According to my cousin, being a barista is like this generation’s sexy librarian fantasy. At first I was skeptical, because as a barista myself I don’t really understand what could possibly be attractive about my hideous black polo and huge green apron that makes me look like a 12-year-old boy. Whatever works for you I guess. I can believe her comment though, because I think working at Starbucks is the place where I’ve been asked out the most in my life. I don’t really know what to think about that, because honestly I look my worst when I’m working. I’m too lazy to put on my contacts so I’ve got my own trendy hipster glasses that scream “Hello, I’m a hipster,” and like I said the uniform doesn’t do me any favors. Yet, it’s really is the main place where I get asked out the most. It’s so odd.
This past summer I decided to stay in Boston for an internship instead of going back home. The internship was unpaid, as so many of them are unfortunately so I kept up my job at Starbucks to pay for, you know, my survival. Working 70-hour workweeks was miserable. However, the two redeeming factors of working at Starbucks that summer were that I loved my co-workers and I got a very huge self-esteem boost from getting asked out several times in that three month time period. It got to the point where my co-workers would give me crap for being too flirty. Apparently to them, friendly=flirty.
The oddest experience with a customer asking me out actually came from a professor! He was at least 15 years older than me, and a regular at Starbucks, so I was used to seeing him every shift I worked. Once I can acknowledge with a customer that we are familiar faces, I get friendlier. Instead of just saying “Hi, what can I get for you today?” I’m bold to ask how they are doing and genuinely mean it. So I was on that level with this guy. One day when we had just closed at 9 p.m., he came by the store, but we’d already locked our doors to start cleaning. We made eye contact, and I tried to signal that we’d already closed. He kept knocking on the glass door. My co-worker goes over to open the door to say that we’ve already closed, but he looks over her shoulder at me and says, “I was hoping to talk to you. How long does it normally take you guys to close the store?” It takes an hour. We close at 9 p.m., but employees don’t leave until 10 p.m. because we have to leave everything ready for the morning. He said he’d wait. He waited an hour in the RAIN at night to speak to me. I could guess what was coming.

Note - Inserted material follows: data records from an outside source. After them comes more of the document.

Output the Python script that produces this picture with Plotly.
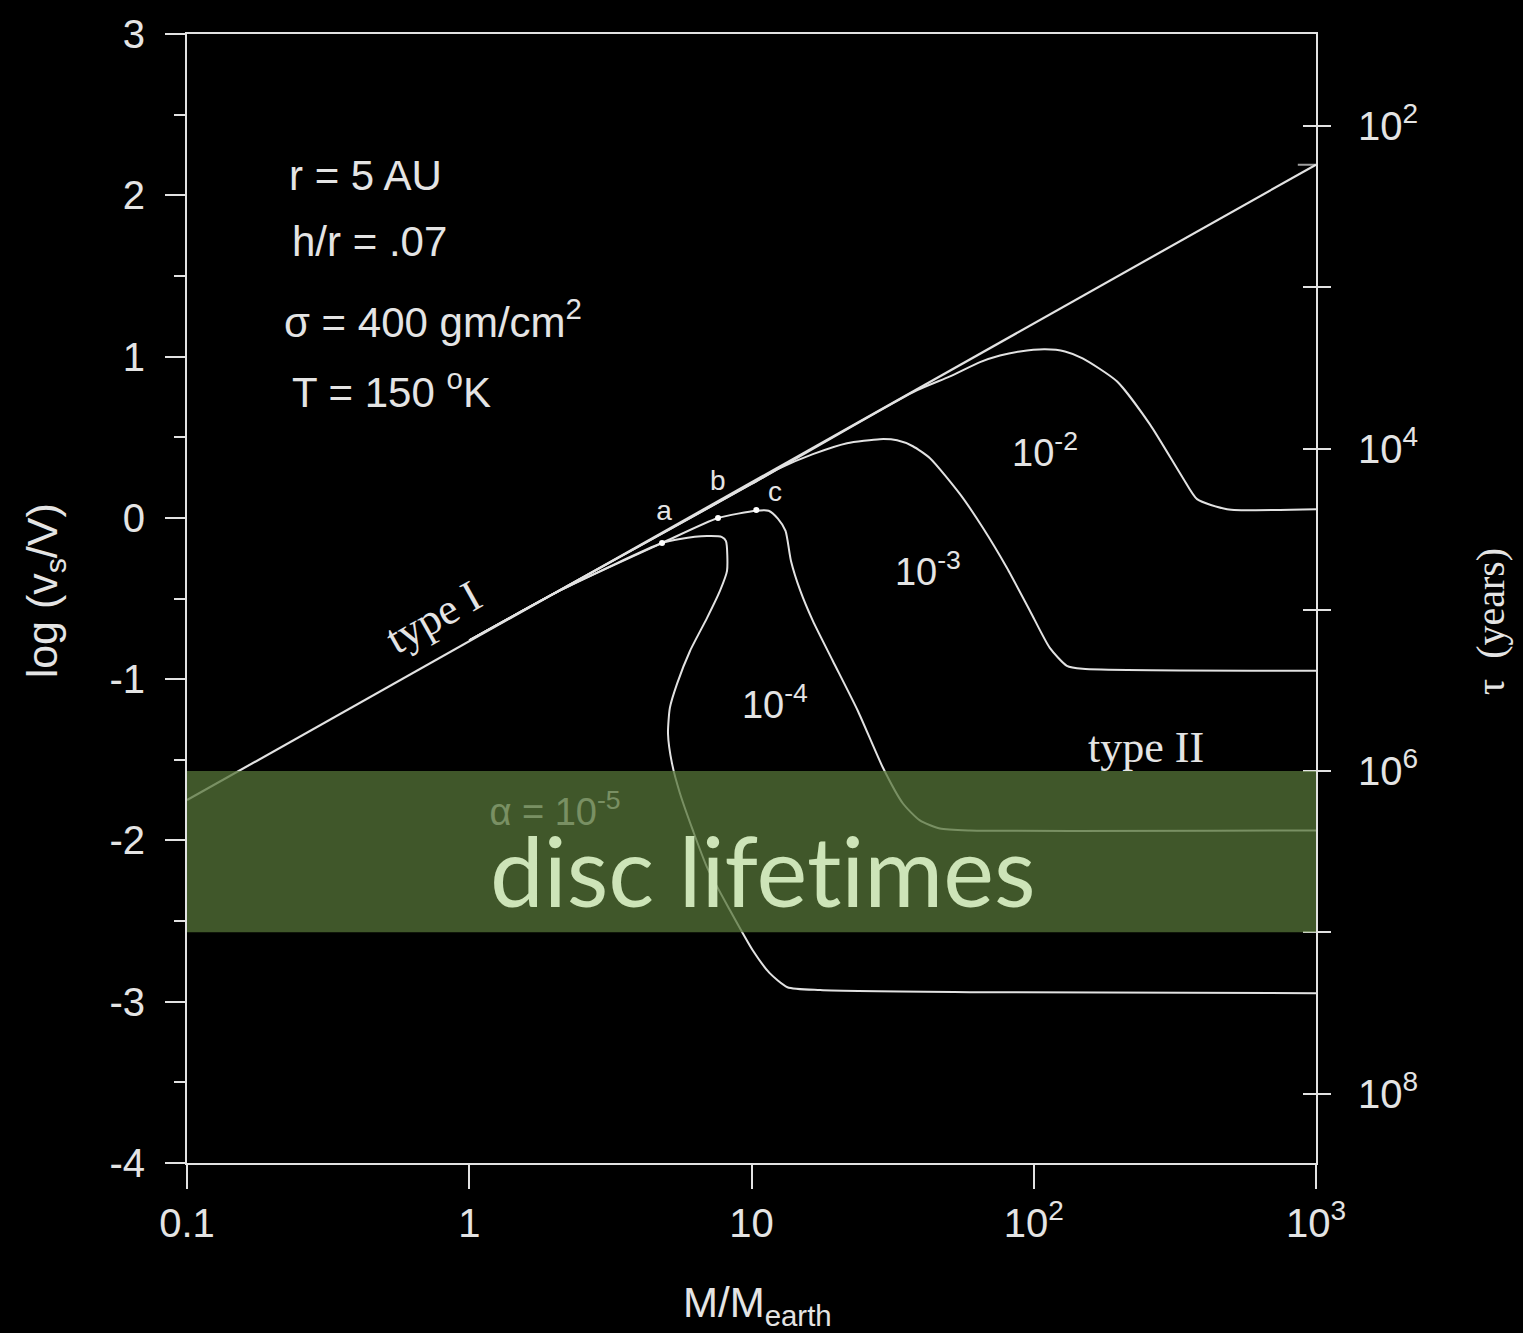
import numpy as np
import plotly.graph_objects as go

# ---- data: log migration speed vs planet mass (Earth masses) ----
type1_mass = [0.1, 1000]
type1_logv = [-1.75, 2.19]

alpha2_mass = [1.0, 10.0, 37.9, 50.5, 64.5, 75.9, 89.3, 109.6, 129, 149, 197, 258, 338, 379, 484, 1000]
alpha2_logv = [-0.76, 0.21, 0.785, 0.877, 0.966, 1.007, 1.032, 1.045, 1.032, 0.989, 0.847, 0.58,
               0.246, 0.116, 0.054, 0.054]

alpha3_mass = [1.0, 10.0, 12.6, 16.5, 21.8, 28.5, 32.8, 37.3, 42.9, 54.8, 66.1, 80.4, 97.0, 114,
               131, 149, 1000]
alpha3_logv = [-0.76, 0.21, 0.308, 0.395, 0.463, 0.488, 0.481, 0.444, 0.370, 0.147, -0.063, -0.311,
               -0.577, -0.806, -0.917, -0.936, -0.948]

alpha4_mass = [1.0, 2.10, 4.82, 7.61, 10.4, 11.5, 12.4, 13.2, 13.8, 14.9, 16.5, 19.4, 23.8, 29.2,
               34.4, 39.5, 46.5, 59.4, 1000]
alpha4_logv = [-0.76, -0.45, -0.156, -0.001, 0.044, 0.044, -0.005, -0.081, -0.267, -0.453, -0.639,
               -0.886, -1.196, -1.548, -1.771, -1.876, -1.926, -1.938, -1.938]

alpha5_mass = [1.0, 2.10, 4.82, 5.58, 6.96, 7.86, 8.12, 8.19, 7.73, 6.96, 6.06, 5.45, 5.14, 5.06,
               5.23, 5.58, 6.20, 6.96, 8.39, 10.1, 11.6, 13.4, 17.5, 59.4, 1000]
alpha5_logv = [-0.76, -0.45, -0.156, -0.131, -0.113, -0.119, -0.144, -0.329, -0.453, -0.620, -0.824,
               -1.028, -1.177, -1.338, -1.524, -1.709, -1.938, -2.167, -2.433, -2.681, -2.823,
               -2.910, -2.928, -2.941, -2.947]

# marked points a, b, c
point_labels = ["a", "b", "c"]
point_mass = [4.82, 7.61, 10.4]
point_logv = [-0.156, -0.001, 0.048]

# axis ticks
mass_ticks = [0.1, 1, 10, 100, 1000]
mass_ticktext = ["0.1", "1", "10", "10<sup>2</sup>", "10<sup>3</sup>"]
logv_range = [-4, 3]
logv_ticks = [-4, -3, -2, -1, 0, 1, 2, 3]
tau_offset = 4.43          # log10(tau) = tau_offset - log(v_s/V)
tau_tick_exp = [2, 3, 4, 5, 6, 7, 8]
tau_labelled = [2, 4, 6, 8]

# disc lifetime window (years)
disc_lifetime = [1e6, 1e7]

LINE = "#e2e2e2"
TXT = "#e4e4e4"
SANS = "Liberation Sans, Arial, sans-serif"
SERIF = "Liberation Serif, Times New Roman, serif"

fig = go.Figure()

curve_style = dict(mode="lines", line=dict(color=LINE, width=2, shape="spline", smoothing=0.6),
                   hoverinfo="skip", showlegend=False)
fig.add_trace(go.Scatter(x=type1_mass, y=type1_logv, mode="lines+markers",
                         line=dict(color=LINE, width=2.2),
                         marker=dict(symbol="line-ew-open", size=[0, 26],
                                     line=dict(color=LINE, width=2)),
                         showlegend=False))
for m, v in [(alpha2_mass, alpha2_logv), (alpha3_mass, alpha3_logv),
             (alpha4_mass, alpha4_logv), (alpha5_mass, alpha5_logv)]:
    fig.add_trace(go.Scatter(x=m, y=v, **curve_style))

fig.add_trace(go.Scatter(x=point_mass, y=point_logv, mode="markers",
                         marker=dict(color="white", size=6), showlegend=False))

# curve labels drawn as text traces so the lifetime band sits over them
curve_label_text = ["10<sup>-2</sup>", "10<sup>-3</sup>", "10<sup>-4</sup>", "α = 10<sup>-5</sup>"]
curve_label_mass = [10 ** 2.040, 10 ** 1.625, 10 ** 1.083, 10 ** 0.304]
curve_label_logv = [0.382, -0.360, -1.183, -1.845]
fig.add_trace(go.Scatter(x=curve_label_mass, y=curve_label_logv, mode="text", text=curve_label_text,
                         textfont=dict(family=SANS, size=38, color=TXT), showlegend=False))
fig.add_trace(go.Scatter(x=[10 ** 0.690, 10 ** 0.881, 10 ** 1.083], y=[0.030, 0.215, 0.147],
                         mode="text", text=point_labels,
                         textfont=dict(family=SANS, size=28, color=TXT), showlegend=False))
fig.add_trace(go.Scatter(x=[10 ** 2.398], y=[-1.443], mode="text", text=["type II"],
                         textfont=dict(family=SERIF, size=44, color=TXT), showlegend=False))

# invisible traces to carry the right-hand tau axes
fig.add_trace(go.Scatter(x=[1], y=[5], yaxis="y2", mode="markers", marker=dict(opacity=0),
                         showlegend=False, hoverinfo="skip"))
fig.add_trace(go.Scatter(x=[1], y=[5], yaxis="y3", mode="markers", marker=dict(opacity=0),
                         showlegend=False, hoverinfo="skip"))

# disc lifetime band (in tau units on the right axis)
fig.add_shape(type="rect", xref="paper", x0=0, x1=1, yref="y2",
              y0=np.log10(disc_lifetime[0]), y1=np.log10(disc_lifetime[1]),
              fillcolor="rgba(86,116,56,0.75)", line=dict(width=0), layer="above")

annotations = [
    dict(text="r = 5 AU", x=np.log10(0.226), y=2.121, xanchor="left"),
    dict(text="h/r = .07", x=np.log10(0.232), y=1.713, xanchor="left"),
    dict(text="σ = 400 gm/cm<sup>2</sup>", x=np.log10(0.217), y=1.230, xanchor="left"),
    dict(text="T = 150 <sup>o</sup>K", x=np.log10(0.232), y=0.797, xanchor="left"),
]
for a in annotations:
    fig.add_annotation(xref="x", yref="y", showarrow=False, yanchor="middle",
                       font=dict(family=SANS, size=42, color=TXT), **a)

fig.add_annotation(text="type I", xref="x", yref="y", x=-0.128, y=-0.62, textangle=-29.4,
                   showarrow=False, font=dict(family=SERIF, size=44, color=TXT))

fig.add_annotation(text="disc lifet\u200cimes", xref="x", yref="y", x=1.041, y=-2.18,
                   showarrow=False, font=dict(family="Lato, sans-serif", size=96, color="#cde4b8"))

# axis titles
fig.add_annotation(text="log (v<sub>s</sub>/V)", xref="paper", yref="paper", x=-0.126, y=0.507,
                   xanchor="center", yanchor="middle", textangle=-90, showarrow=False,
                   font=dict(family=SANS, size=43, color=TXT))
fig.add_annotation(text="M/M<sub>earth</sub>", xref="paper", yref="paper", x=0.505, y=-0.126,
                   xanchor="center", yanchor="middle", showarrow=False,
                   font=dict(family=SANS, size=42, color=TXT))
fig.add_annotation(text="τ  (years)", xref="paper", yref="paper", x=1.154, y=0.48,
                   xanchor="center", yanchor="middle", textangle=-90, showarrow=False,
                   font=dict(family=SERIF, size=40, color=TXT))

tau_range = [tau_offset - logv_range[0], tau_offset - logv_range[1]]
tau_text = ["10<sup>%d</sup>" % e if e in tau_labelled else "" for e in tau_tick_exp]

fig.update_layout(
    width=1523, height=1333,
    margin=dict(l=187, r=207, t=32, b=170),
    paper_bgcolor="black", plot_bgcolor="black",
    showlegend=False,
    xaxis=dict(type="log", range=[-1, 3], tickvals=mass_ticks, ticktext=mass_ticktext,
               showline=True, linecolor=LINE, linewidth=2, mirror=True,
               ticks="outside", ticklen=24, tickwidth=2, tickcolor=LINE,
               showgrid=False, zeroline=False,
               tickfont=dict(family=SANS, size=40, color=TXT)),
    yaxis=dict(range=logv_range, tickvals=logv_ticks, ticktext=[str(t) for t in logv_ticks],
               showline=True, linecolor=LINE, linewidth=2, mirror=True,
               ticks="outside", ticklen=20, tickwidth=2, tickcolor=LINE, ticklabelstandoff=12,
               minor=dict(dtick=0.5, ticks="outside", ticklen=11, tickwidth=2, tickcolor=LINE),
               showgrid=False, zeroline=False,
               tickfont=dict(family=SANS, size=40, color=TXT)),
    yaxis2=dict(overlaying="y", side="right", range=tau_range, tickvals=tau_tick_exp,
                ticktext=tau_text, ticks="outside", ticklen=13, tickwidth=2, tickcolor=LINE,
                ticklabelstandoff=19,
                showline=True, linecolor=LINE, linewidth=2, showgrid=False, zeroline=False,
                tickfont=dict(family=SANS, size=40, color=TXT)),
    yaxis3=dict(overlaying="y", side="right", range=tau_range, tickvals=tau_tick_exp,
                ticks="inside", ticklen=13, tickwidth=2, tickcolor=LINE, showticklabels=False,
                showline=False, showgrid=False, zeroline=False),
)

fig.write_html("out.html")
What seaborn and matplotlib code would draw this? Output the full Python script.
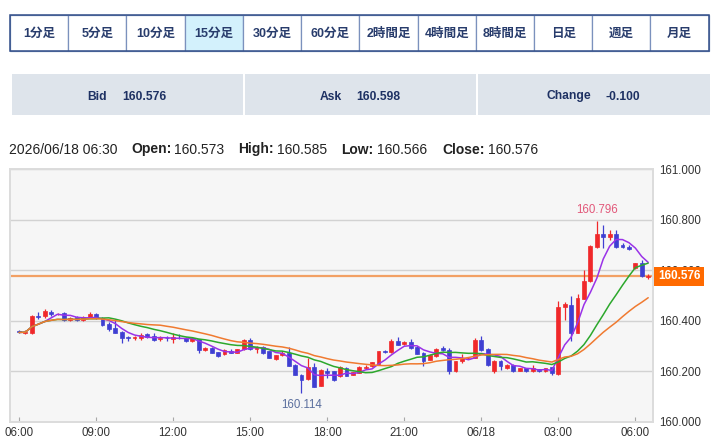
import numpy as np
import pandas as pd
import matplotlib
matplotlib.use("Agg")
import matplotlib.pyplot as plt
import matplotlib.transforms as mtransforms
from matplotlib.patches import Rectangle
import seaborn as sns

# 15 minute candles, 2026/06/17 06:00 -> 2026/06/18 06:30
opens = [160.359, 160.353, 160.351, 160.419, 160.417, 160.436, 160.427, 160.431, 160.402, 160.415,
         160.402, 160.412, 160.426, 160.412, 160.388, 160.371, 160.356, 160.336, 160.331, 160.332,
         160.347, 160.340, 160.329, 160.333, 160.327, 160.333, 160.332, 160.320, 160.327, 160.283,
         160.294, 160.276, 160.267, 160.281, 160.274, 160.287, 160.324, 160.288, 160.297, 160.279,
         160.249, 160.263, 160.274, 160.227, 160.187, 160.169, 160.217, 160.143, 160.203, 160.200,
         160.180, 160.214, 160.186, 160.194, 160.215, 160.220, 160.229, 160.279, 160.275, 160.322,
         160.307, 160.316, 160.295, 160.273, 160.247, 160.260, 160.293, 160.285, 160.200, 160.240,
         160.252, 160.253, 160.323, 160.288, 160.200, 160.240, 160.213, 160.227, 160.203, 160.213,
         160.200, 160.208, 160.200, 160.216, 160.189, 160.456, 160.464, 160.353, 160.487, 160.557,
         160.691, 160.744, 160.731, 160.744, 160.700, 160.693, 160.607, 160.629, 160.573]
highs = [160.362, 160.364, 160.423, 160.436, 160.447, 160.441, 160.431, 160.434, 160.416, 160.418,
         160.418, 160.436, 160.430, 160.414, 160.396, 160.409, 160.358, 160.340, 160.340, 160.351,
         160.350, 160.351, 160.338, 160.340, 160.353, 160.347, 160.335, 160.334, 160.330, 160.295,
         160.296, 160.278, 160.287, 160.290, 160.290, 160.330, 160.331, 160.299, 160.299, 160.281,
         160.265, 160.279, 160.297, 160.229, 160.189, 160.253, 160.233, 160.209, 160.213, 160.203,
         160.220, 160.217, 160.199, 160.221, 160.225, 160.238, 160.282, 160.283, 160.330, 160.335,
         160.321, 160.327, 160.300, 160.276, 160.268, 160.292, 160.300, 160.293, 160.243, 160.267,
         160.257, 160.333, 160.339, 160.291, 160.246, 160.247, 160.230, 160.229, 160.215, 160.215,
         160.227, 160.210, 160.215, 160.218, 160.477, 160.473, 160.500, 160.507, 160.600, 160.700,
         160.796, 160.780, 160.760, 160.757, 160.709, 160.700, 160.629, 160.640, 160.585]
lows = [160.351, 160.346, 160.346, 160.407, 160.412, 160.420, 160.424, 160.399, 160.398, 160.400,
        160.399, 160.410, 160.407, 160.380, 160.359, 160.351, 160.313, 160.321, 160.325, 160.324,
        160.331, 160.322, 160.320, 160.322, 160.311, 160.329, 160.318, 160.318, 160.271, 160.281,
        160.272, 160.256, 160.265, 160.272, 160.272, 160.284, 160.285, 160.271, 160.269, 160.252,
        160.247, 160.261, 160.221, 160.184, 160.114, 160.166, 160.137, 160.141, 160.173, 160.163,
        160.178, 160.180, 160.184, 160.192, 160.211, 160.218, 160.227, 160.271, 160.273, 160.303,
        160.305, 160.290, 160.267, 160.223, 160.245, 160.258, 160.281, 160.189, 160.198, 160.233,
        160.249, 160.251, 160.280, 160.222, 160.193, 160.207, 160.211, 160.198, 160.201, 160.198,
        160.198, 160.198, 160.198, 160.187, 160.187, 160.403, 160.320, 160.351, 160.485, 160.555,
        160.687, 160.687, 160.720, 160.689, 160.687, 160.680, 160.605, 160.574, 160.566]
closes = [160.354, 160.356, 160.420, 160.416, 160.439, 160.426, 160.428, 160.402, 160.412, 160.402,
          160.415, 160.428, 160.410, 160.385, 160.369, 160.353, 160.332, 160.331, 160.334, 160.344,
          160.334, 160.324, 160.332, 160.331, 160.336, 160.331, 160.320, 160.331, 160.283, 160.292,
          160.274, 160.260, 160.284, 160.274, 160.287, 160.324, 160.290, 160.295, 160.271, 160.254,
          160.263, 160.274, 160.223, 160.187, 160.167, 160.217, 160.140, 160.207, 160.194, 160.166,
          160.217, 160.183, 160.196, 160.218, 160.217, 160.236, 160.279, 160.275, 160.319, 160.306,
          160.318, 160.292, 160.270, 160.240, 160.265, 160.289, 160.284, 160.200, 160.240, 160.253,
          160.253, 160.323, 160.285, 160.224, 160.243, 160.220, 160.227, 160.200, 160.213, 160.200,
          160.213, 160.200, 160.213, 160.193, 160.453, 160.466, 160.353, 160.491, 160.557, 160.696,
          160.744, 160.733, 160.744, 160.691, 160.693, 160.683, 160.627, 160.576, 160.576]

last_time = "2026/06/18 06:30"
tick_pos = [0, 12, 24, 36, 48, 60, 72, 84, 96]
tick_labels = ["06:00", "09:00", "12:00", "15:00", "18:00", "21:00", "06/18", "03:00", "06:00"]
y_ticks = [160.0, 160.2, 160.4, 160.6, 160.8, 161.0]
ma_periods = {"ma5": 5, "ma13": 13, "ma21": 21}
ma_colors = {"ma5": "#9a32e8", "ma13": "#2ca82c", "ma21": "#f07a30"}

buttons = ["1分足", "5分足", "10分足", "15分足", "30分足", "60分足",
           "2時間足", "4時間足", "8時間足", "日足", "週足", "月足"]
active_button = "15分足"
quote_labels = ["Bid", "Ask", "Change"]
quote_values = ["160.576", "160.598", "-0.100"]

UP = "#f0282a"
DOWN = "#3f3fd2"
NAVY = "#1e3163"

sns.set_theme(style="white")
plt.rcParams["font.family"] = ["Liberation Sans", "Noto Sans CJK JP", "DejaVu Sans"]

W, H = 720, 446
fig = plt.figure(figsize=(W / 100, H / 100), dpi=100)
fig.patch.set_facecolor("white")


def fx(x):
    return x / W


def fy(y):
    return 1 - y / H


def px_rect(x0, y0, x1, y1, **kw):
    fig.add_artist(Rectangle((fx(x0), fy(y1)), fx(x1) - fx(x0), fy(y0) - fy(y1),
                             transform=fig.transFigure, **kw))


# --- timeframe buttons
bx0, bx1, by0, by1 = 10, 708.7, 15, 51
bw = (bx1 - bx0) / len(buttons)
for i, lab in enumerate(buttons):
    fc = "#d3f1fc" if lab == active_button else "white"
    px_rect(bx0 + i * bw, by0, bx0 + (i + 1) * bw, by1, facecolor=fc, edgecolor="#7b91bd", linewidth=0.9)
    fig.text(fx(bx0 + (i + 0.5) * bw), fy(33.5), lab, ha="center", va="center",
             fontsize=9, fontweight="bold", color="#283c6c")
px_rect(bx0, by0, bx1, by1, facecolor="none", edgecolor="#34508a", linewidth=1.1)

# --- bid / ask / change panels
panels = [(11.5, 242.5), (244.7, 476.0), (478.0, 709.5)]
label_end = [107, 342, 591]
value_start = [122, 356, 605]
for (p0, p1), lab, val, le, vs in zip(panels, quote_labels, quote_values, label_end, value_start):
    px_rect(p0, 74, p1, 115, facecolor="#dee4eb", edgecolor="none")
    fig.text(fx(le), fy(99.5), lab, ha="right", va="baseline", fontsize=8.7, fontweight="bold", color=NAVY)
    fig.text(fx(vs), fy(99.5), val, ha="left", va="baseline", fontsize=8.7, fontweight="bold", color=NAVY)

# --- OHLC info line for the last bar
info = [(last_time, "normal", 9),
        ("Open:", "bold", 131), (f"{opens[-1]:.3f}", "normal", 174),
        ("High:", "bold", 238), (f"{highs[-1]:.3f}", "normal", 277),
        ("Low:", "bold", 341), (f"{lows[-1]:.3f}", "normal", 377),
        ("Close:", "bold", 442), (f"{closes[-1]:.3f}", "normal", 488)]
for txt, wt, x in info:
    fig.text(fx(x), fy(153.5), txt, ha="left", va="baseline", fontsize=10, fontweight=wt, color="#222222")

# --- candle chart
ax = fig.add_axes([fx(10), fy(422), (653 - 10) / W, (422 - 169) / H])
ax.set_facecolor("#f6f6f6")

n = len(closes)
df = pd.DataFrame({"idx": np.arange(n), "open": opens, "high": highs, "low": lows, "close": closes})
for name, p in ma_periods.items():
    df[name] = df["close"].rolling(p, min_periods=1).mean()

colors = [UP if c >= o else DOWN for o, c in zip(df["open"], df["close"])]
body_lo = np.minimum(df["open"], df["close"])
body_h = np.maximum(np.abs(df["close"] - df["open"]), 0.0015)
ax.vlines(df["idx"], df["low"], df["high"], colors=colors, linewidth=0.9, zorder=3)
ax.bar(df["idx"], body_h, bottom=body_lo, width=0.6, color=colors, edgecolor=colors,
       linewidth=0.5, zorder=3.1)

ma_long = df.melt(id_vars="idx", value_vars=list(ma_periods), var_name="ma", value_name="value")
sns.lineplot(data=ma_long, x="idx", y="value", hue="ma", palette=ma_colors, legend=False,
             linewidth=1.1, ax=ax, zorder=4)

last = closes[-1]
ax.axhline(last, color="#f2a064", linewidth=1.6, zorder=2)

hi_i = int(np.argmax(highs))
lo_i = int(np.argmin(lows))
ax.annotate(f"{highs[hi_i]:.3f}", xy=(hi_i, highs[hi_i]), xytext=(0, 3), textcoords="offset points",
            ha="center", va="bottom", fontsize=8.3, color="#e2587a", zorder=5)
ax.annotate(f"{lows[lo_i]:.3f}", xy=(lo_i, lows[lo_i]), xytext=(0, -4), textcoords="offset points",
            ha="center", va="top", fontsize=8.3, color="#5b6f9e", zorder=5)

ax.set_xlim(-1.4, 98.75)
ax.set_ylim(y_ticks[0], y_ticks[-1])
ax.set_xticks(tick_pos)
ax.set_xticklabels(tick_labels)
ax.set_yticks(y_ticks)
ax.set_yticklabels([f"{v:.3f}" for v in y_ticks])
ax.yaxis.tick_right()
ax.set_xlabel("")
ax.set_ylabel("")
ax.tick_params(axis="x", direction="in", length=3.6, width=0.8, color="#a8a8a8", pad=3.5,
               labelsize=8.3, labelcolor="#333333", bottom=True)
ax.tick_params(axis="y", length=0, pad=4.5, labelsize=8.3, labelcolor="#333333", right=True, left=False)
ax.grid(axis="y", color="#d2d2d2", linewidth=1.0, zorder=0)
ax.set_axisbelow(True)
for s in ax.spines.values():
    s.set_visible(True)
    s.set_color("#dcdcdc")
    s.set_linewidth(1.4)

# last price tag on the right axis (covers the 160.600 label, as on the site)
trans = mtransforms.blended_transform_factory(ax.transAxes, ax.transData)
ax.annotate(f"{last:.3f}", xy=(1, last), xycoords=trans, xytext=(3.6, 0), textcoords="offset points",
            ha="left", va="center", fontsize=8.5, fontweight="bold", color="white", zorder=6,
            annotation_clip=False,
            bbox=dict(boxstyle="square,pad=0.3", facecolor="#ff6a00", edgecolor="none"))

fig.savefig("out.png", dpi=100)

I cleaned as slow as possible, and for the first time I experienced not wanting to leave Starbucks. Once I go outside, he instantly approached me and tried to make small talk. It’s raining, and I’d just worked a long shift so I was not in the mood to dilly-dally. I give curt responses until he decided to get to the point and ask me to dinner. I went with the classic, “I’m seeing someone” excuse. I don’t like being mean when someone has mustered up the courage to approach me and ask me out so that’s my go-to excuse. Sometimes when I use it, it’s actually true… most of the time it’s not. He looked disappointed but took it with grace, and then continued to come into Starbucks on a normal basis so that awkwardness could continue for a while. Yay…
My favorite interaction with a customer was a day when my normal 12-hour shift that I worked on Saturdays became a 16-hour shift, because a co-worker called in sick at the last minute. I was out of it. Like barely functional due to exhaustion and hunger. My lack of consciousness was even more difficult to hide, because business was slow so there was nothing for me to do but stand behind the bar and concentrate on not falling asleep. Customers noticed too. One woman even had the audacity to say to me, “You look like you need to get it together.” You can always rely on people to make you feel like worse when you already feel like shit. However, out of nowhere, when I had my head lying on the computer screen, a guy walked up to me and said the nicest thing anyone has ever said to me in my life. He just came up and said, “You know I’m really sorry you have to be here right now. You seem too smart and too beautiful to deserve to be stuck here on such a nice day and I hope you’re able to get out of work soon.” I barely had time to register what was happening before he ended and left. He didn’t ask me out or ever come back. He just said kind words without asking for anything in return.
However, my most priceless conversation about dating customers actually happened with a fellow female co-worker who was a friend. Another customer had just asked me out that day so my co-workers were playfully teasing me about it and updating her on the gossip with the whole occurrence. However, as I was sharing my take on the whole situation, she decided to share her honest opinion of me. She said, “I can’t believe another guy asked you out. I just don’t get the appeal.” This girl just called me ugly to my face. My jaw dropped. I was torn between calling her out on her rudeness, or laughing it off and moving on. I detest drama so I opted for the latter. I’d rather not stoop to her level of rudeness by being just as nasty. I just gave a small smile and went back to my job.
I don’t know what it is about baristas that could possibly be so enticing to people. I make coffee, and then I serve it to people. One of my co-workers has even started developing carpal tunnel from working at our Starbucks. There’s nothing attractive about my job description. However, my interactions with customers definitely keep the job interesting and worthwhile for me!